Exercise aim: Output nothing but the number of lines that include the word "matplotlib".

Material:
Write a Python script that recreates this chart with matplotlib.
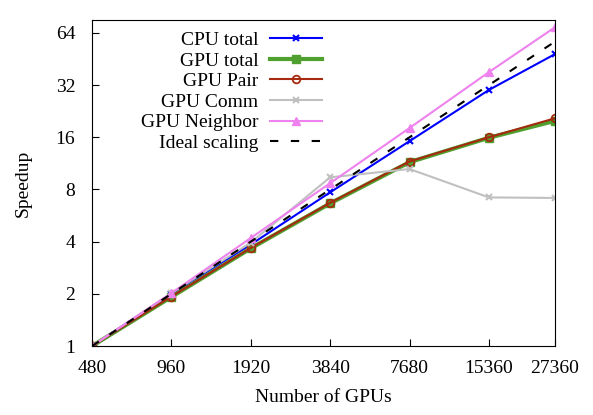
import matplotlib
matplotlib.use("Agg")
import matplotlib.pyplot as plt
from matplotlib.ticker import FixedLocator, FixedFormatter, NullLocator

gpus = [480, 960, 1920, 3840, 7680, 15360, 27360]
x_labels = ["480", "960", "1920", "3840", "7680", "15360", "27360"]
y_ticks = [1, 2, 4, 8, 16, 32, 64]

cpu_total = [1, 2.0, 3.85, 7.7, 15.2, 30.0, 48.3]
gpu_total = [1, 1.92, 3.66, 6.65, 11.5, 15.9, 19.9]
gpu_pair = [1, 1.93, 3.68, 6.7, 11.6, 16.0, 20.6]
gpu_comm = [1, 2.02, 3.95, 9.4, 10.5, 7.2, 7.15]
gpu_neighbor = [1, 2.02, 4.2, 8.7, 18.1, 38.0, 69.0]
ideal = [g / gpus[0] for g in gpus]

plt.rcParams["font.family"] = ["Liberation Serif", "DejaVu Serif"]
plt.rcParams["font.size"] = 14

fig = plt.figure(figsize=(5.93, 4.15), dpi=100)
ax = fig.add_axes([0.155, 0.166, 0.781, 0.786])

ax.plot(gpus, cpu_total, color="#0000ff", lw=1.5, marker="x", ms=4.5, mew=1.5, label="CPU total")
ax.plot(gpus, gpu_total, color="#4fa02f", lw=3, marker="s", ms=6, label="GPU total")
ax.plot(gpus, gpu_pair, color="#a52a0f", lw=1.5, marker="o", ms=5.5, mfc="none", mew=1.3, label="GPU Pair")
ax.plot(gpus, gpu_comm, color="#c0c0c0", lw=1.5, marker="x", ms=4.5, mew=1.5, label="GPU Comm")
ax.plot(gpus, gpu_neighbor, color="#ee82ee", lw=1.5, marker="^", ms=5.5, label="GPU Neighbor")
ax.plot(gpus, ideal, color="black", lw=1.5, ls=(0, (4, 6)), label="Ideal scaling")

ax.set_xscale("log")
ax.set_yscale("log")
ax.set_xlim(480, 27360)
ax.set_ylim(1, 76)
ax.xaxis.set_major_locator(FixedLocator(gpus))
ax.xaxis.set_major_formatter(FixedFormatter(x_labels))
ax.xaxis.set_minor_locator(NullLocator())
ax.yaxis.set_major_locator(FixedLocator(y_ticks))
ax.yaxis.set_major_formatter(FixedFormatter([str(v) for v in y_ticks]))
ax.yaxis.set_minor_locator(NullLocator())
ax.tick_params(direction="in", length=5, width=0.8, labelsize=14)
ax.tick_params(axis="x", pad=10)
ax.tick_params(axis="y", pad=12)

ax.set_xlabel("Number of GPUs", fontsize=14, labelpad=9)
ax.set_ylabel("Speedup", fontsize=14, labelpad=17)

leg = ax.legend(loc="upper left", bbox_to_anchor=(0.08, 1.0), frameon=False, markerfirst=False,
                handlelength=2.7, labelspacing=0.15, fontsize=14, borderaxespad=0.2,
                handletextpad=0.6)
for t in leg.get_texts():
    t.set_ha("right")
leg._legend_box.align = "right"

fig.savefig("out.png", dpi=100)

Answer: 5